Muhalefet Nedir?

NE NEDİR?

Muhalefet: Karşı koyma, bir düşünce, fiil veya harekete karşı durma. Karşı gelme, zıt olma. Zıtlık etme. Ayrılık, aykırılık, uymama anlamlarına gelmektedir.

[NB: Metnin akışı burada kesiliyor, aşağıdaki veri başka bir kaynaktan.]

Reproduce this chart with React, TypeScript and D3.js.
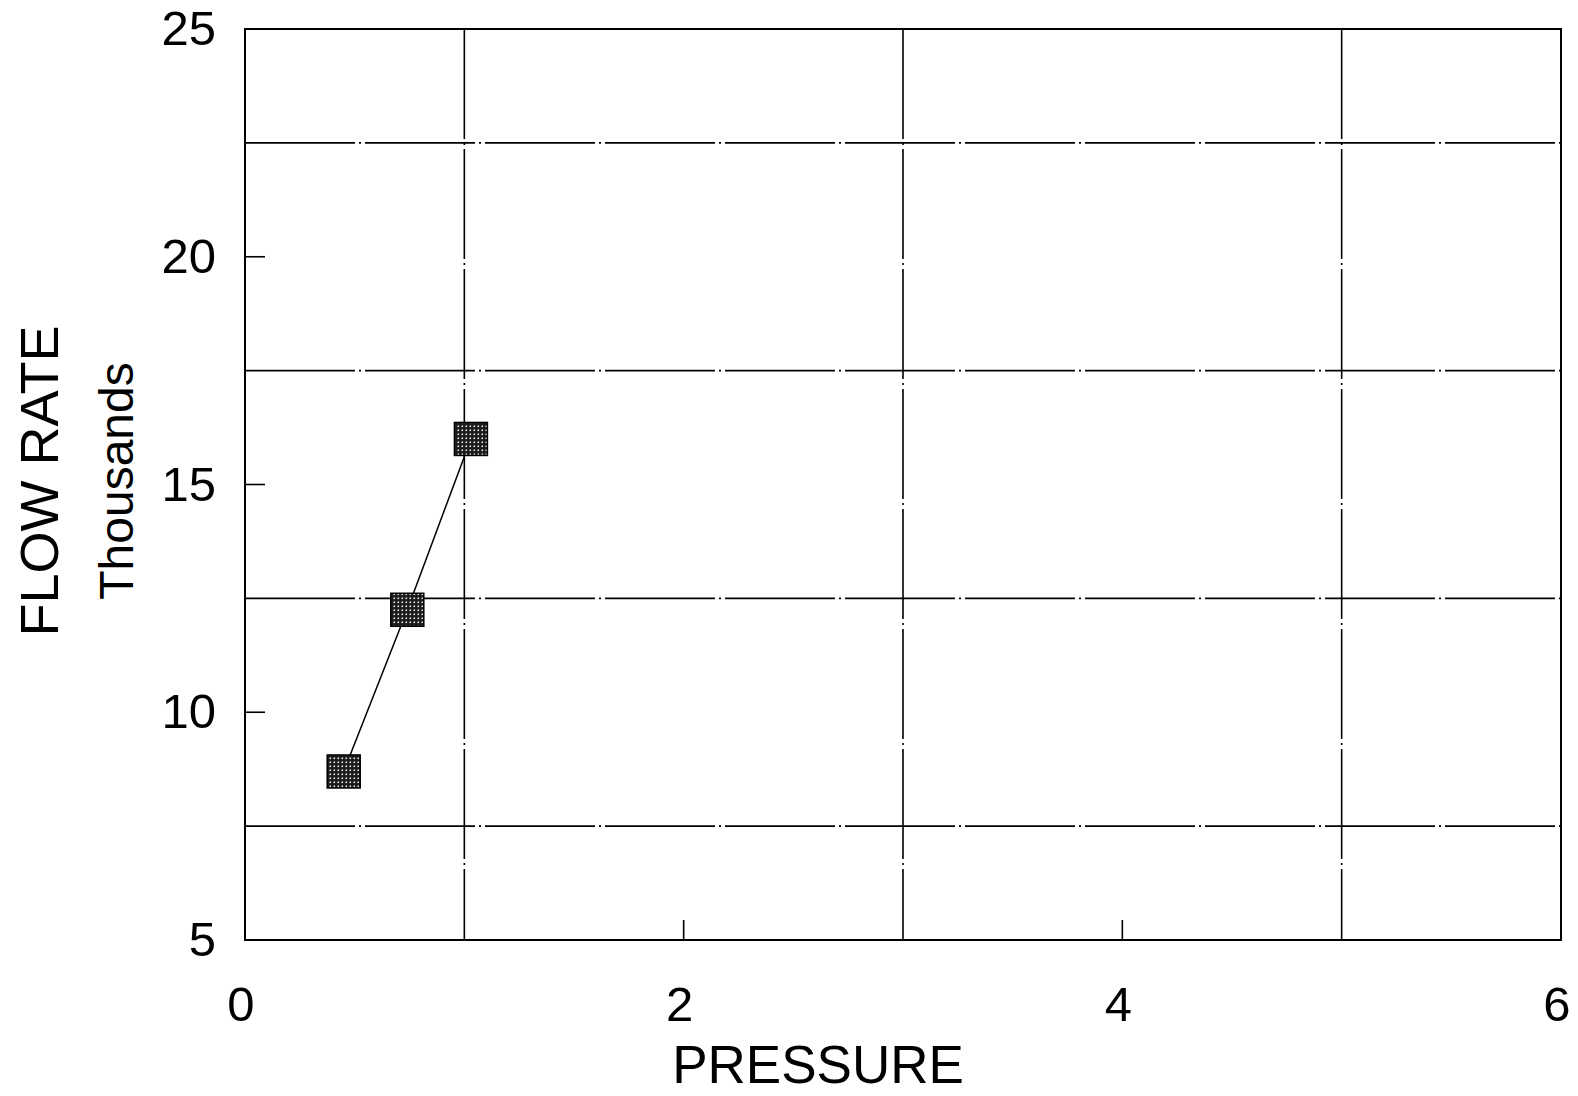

MUHALEFET KELİMESİNE ÖRNEK CÜMLELER

Cenâb-ı Hakk’ın zâtının bir tecellîsi yoktur. O’nun “Muhâlefetün li’l-havâdis” sıfatı vardır; sonradan olanlara hiç benzemez. Kâinatta düşünebildiğimiz ne varsa, Cenâb-ı Hakk’ın zâtı ondan yücedir. Rabbimiz müteâldir, yani bizim O’nu tanıdığımızdan çok daha yüce ve beşer idrâkinin kavramaktan âciz kalacağı bir mükemmelliktedir. Bir benzeri ve zıddı olmadığı için zâtını idrâk etmek mümkün değildir.

*****

Mü’minûn Sûresi’nin 84-87. âyetlerinde tezekkür (düşünme), takvâdan önce zikredilmiştir. Çünkü insanlar tefekkür ve tahassüs ile mârifete
ulaşırlar. Allah Teâlâ’yı lâyıkıyla tanıdıktan sonra da O’na muhâlefetten sakınıp takvâ sahibi olmaları gerektiğini bilirler. Zira mârifetullah olmadan, yani Allâh’ı lâyıkıyla tanımadan hiçbir amel bir değer ifâde etmez.

*****

Kuss bin Sâide, İyâd kabîlesinin reisi olup Îsâ -aleyhisselâm-’ın dîninde, muvahhid ve şâir bir insandı. Onun, Ukâz Panayırı’nda, aralarında Hazret-i Peygamber -sallâllâhu aleyhi ve sellem-’in de bulunduğu bir cemaate yaptığı ve bi’set-i Nebî’den bahseden şu meşhur hitâbesi pek ibretli ve hikmetlidir:

Yemin ederim, Allâh’ın indinde bir dîn var ki, şimdi bulunduğunuz dînden daha sevgilidir. Ve Allâh’ın gelecek bir Peygamber’i var ki, gelmesi pek yakındır. O’nun gölgesi başınızın üzerine düştü. Ne mutlu o kimseye ki, O’na îmân edip de, O dahî ona hidâyet eyleye! Vay o bedbahta ki, O’na isyân ve muhâlefet eyleye!